Members of the three higher castes are forbidden to marry a woman of the same gotra as themselves. Literally a gotra means a cattle-yard, and the prohibition is considered to exclude marriage between all those who are descended from the same male ancestor through an uninterrupted line of males. This rule is said not to apply to Sudras. But there is another rule which applies to all Hindus, and prohibits the marriage of a man with a girl descended from his paternal or maternal ancestors within the sixth degree. The working out of the rule is a little peculiar, but the result is to give a rather wide rule of exclusion of both agnates and cognates. There is, however, this important exception to these rules of exclusion—that if a fit match cannot otherwise be procured, a man may marry a girl within the fifth degree on the father’s side and the third on the mother’s.

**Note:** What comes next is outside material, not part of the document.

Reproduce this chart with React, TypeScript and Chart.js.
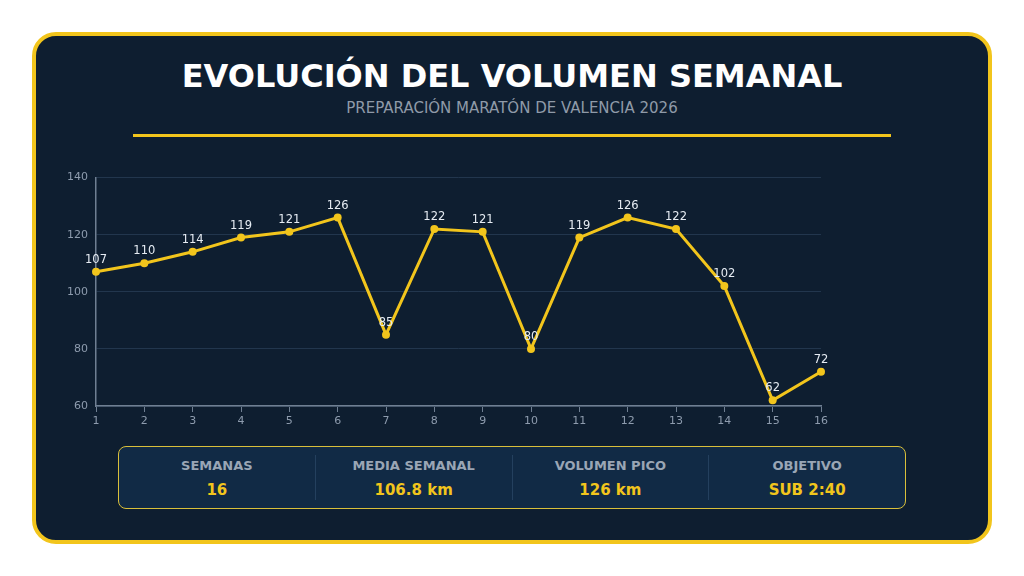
import React, { useEffect, useRef } from "react";
import { Chart, registerables } from "chart.js";

Chart.register(...registerables);

const weeks: string[] = ["1", "2", "3", "4", "5", "6", "7", "8", "9", "10", "11", "12", "13", "14", "15", "16"];
const kmPerWeek: number[] = [107, 110, 114, 119, 121, 126, 85, 122, 121, 80, 119, 126, 122, 102, 62, 72];
const yTicks: number[] = [60, 80, 100, 120, 140];

const statLabels: string[] = ["SEMANAS", "MEDIA SEMANAL", "VOLUMEN PICO", "OBJETIVO"];
const statValues: string[] = ["16", "106.8 km", "126 km", "SUB 2:40"];

const YELLOW = "#f2c51c";
const FONT = "'DejaVu Sans', sans-serif";

const valueLabels = {
  id: "valueLabels",
  afterDatasetsDraw(chart: any) {
    const ctx = chart.ctx;
    const meta = chart.getDatasetMeta(0);
    const data = chart.data.datasets[0].data;
    ctx.save();
    ctx.font = `11.5px ${FONT}`;
    ctx.fillStyle = "#e6ecf3";
    ctx.textAlign = "center";
    ctx.textBaseline = "middle";
    meta.data.forEach((pt: any, i: number) => {
      ctx.fillText(String(data[i]), pt.x, pt.y - 12);
    });
    ctx.restore();
  },
};

export default function App() {
  const canvasRef = useRef<HTMLCanvasElement | null>(null);

  useEffect(() => {
    if (!canvasRef.current) return;
    const chart = new Chart(canvasRef.current, {
      type: "line",
      data: {
        labels: weeks,
        datasets: [
          {
            data: kmPerWeek,
            borderColor: YELLOW,
            backgroundColor: YELLOW,
            borderWidth: 3,
            pointRadius: 4,
            pointBackgroundColor: YELLOW,
            pointBorderWidth: 0,
            tension: 0,
          },
        ],
      },
      options: {
        animation: false,
        responsive: false,
        maintainAspectRatio: false,
        layout: { padding: { top: 8, right: 35, left: 0, bottom: 0 } },
        plugins: { legend: { display: false }, tooltip: { enabled: false } },
        scales: {
          x: {
            offset: false,
            grid: {
              display: true,
              drawOnChartArea: false,
              drawTicks: true,
              tickLength: 6,
              color: "#6f7f92",
            },
            border: { color: "#6f7f92", width: 1.5 },
            ticks: { color: "#8e9cae", font: { family: FONT, size: 11 }, padding: 3, maxRotation: 0 },
            afterFit: (s: any) => {
              s.height = 29;
            },
          },
          y: {
            min: 60,
            max: 140,
            afterBuildTicks: (s: any) => {
              s.ticks = yTicks.map((v) => ({ value: v }));
            },
            grid: { color: "#22364d", lineWidth: 1, drawTicks: false },
            border: { color: "#6f7f92", width: 1.5 },
            ticks: { color: "#8e9cae", font: { family: FONT, size: 11 }, padding: 8 },
            afterFit: (s: any) => {
              s.width = 40;
            },
          },
        },
      },
      plugins: [valueLabels],
    });
    return () => chart.destroy();
  }, []);

  return (
    <div style={{ position: "relative", width: 1024, height: 576, margin: -8, background: "#ffffff", fontFamily: FONT }}>
      <div
        style={{
          position: "absolute",
          left: 32,
          top: 32,
          width: 960,
          height: 512,
          boxSizing: "border-box",
          border: `4px solid ${YELLOW}`,
          borderRadius: 24,
          background: "#0e1e30",
        }}
      />
      <div
        style={{
          position: "absolute",
          left: 0,
          width: 1024,
          top: 56,
          textAlign: "center",
          color: "#ffffff",
          fontWeight: "bold",
          fontSize: 32,
          lineHeight: "40px",
        }}
      >
        EVOLUCIÓN DEL VOLUMEN SEMANAL
      </div>
      <div
        style={{
          position: "absolute",
          left: 0,
          width: 1024,
          top: 99,
          textAlign: "center",
          color: "#8f9aa8",
          fontSize: 15,
          lineHeight: "18px",
        }}
      >
        PREPARACIÓN MARATÓN DE VALENCIA 2026
      </div>
      <div style={{ position: "absolute", left: 133, top: 134, width: 758, height: 3, background: YELLOW }} />
      <canvas
        ref={canvasRef}
        width={800}
        height={272}
        style={{ position: "absolute", left: 56, top: 163, width: 800, height: 272 }}
      />
      <div
        style={{
          position: "absolute",
          left: 118,
          top: 446,
          width: 788,
          height: 63,
          boxSizing: "border-box",
          border: "1.5px solid #d9bf3a",
          borderRadius: 8,
          background: "#112a45",
          display: "flex",
          alignItems: "center",
        }}
      >
        {statLabels.map((label, i) => (
          <div
            key={label}
            style={{
              flex: 1,
              height: 45,
              display: "flex",
              flexDirection: "column",
              alignItems: "center",
              justifyContent: "center",
              paddingTop: 3,
              boxSizing: "border-box",
              borderLeft: i > 0 ? "1px solid #24405e" : "none",
            }}
          >
            <div style={{ color: "#9aa6b5", fontWeight: "bold", fontSize: 13, lineHeight: "16px" }}>{label}</div>
            <div style={{ color: YELLOW, fontWeight: "bold", fontSize: 15, lineHeight: "20px", marginTop: 6 }}>
              {statValues[i]}
            </div>
          </div>
        ))}
      </div>
    </div>
  );
}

Practically this reduces the limit of exclusion to that last stated, because no one but the parties themselves with whom the choice rested could say whether or no any other suitable wife was available to the husband.
A Hindu must also marry within his caste: a Brahmin must marry a Brahmin, a Rajput must marry a Rajput, and a Sudra must marry a Sudra. Whether there are any other representatives of the four original castes is very doubtful, and even the claim of the Rajputs to represent the military caste is disputed. Still the rule of prohibition is so far clear. But there are innumerable subdivisions of Hindus which are also called castes, and as a matter of fact these minor castes do not intermarry. How far such marriages would be lawful it is difficult to say. The matter is entirely one of custom. The ancient Hindu law furnishes no guide on the subject, because under the ancient law the intermarriages of persons of different castes, even the highest, though they were considered undesirable, were recognized as legal. Modern Hindus seem disposed to deny the validity of marriages between persons of different castes in either sense of the term.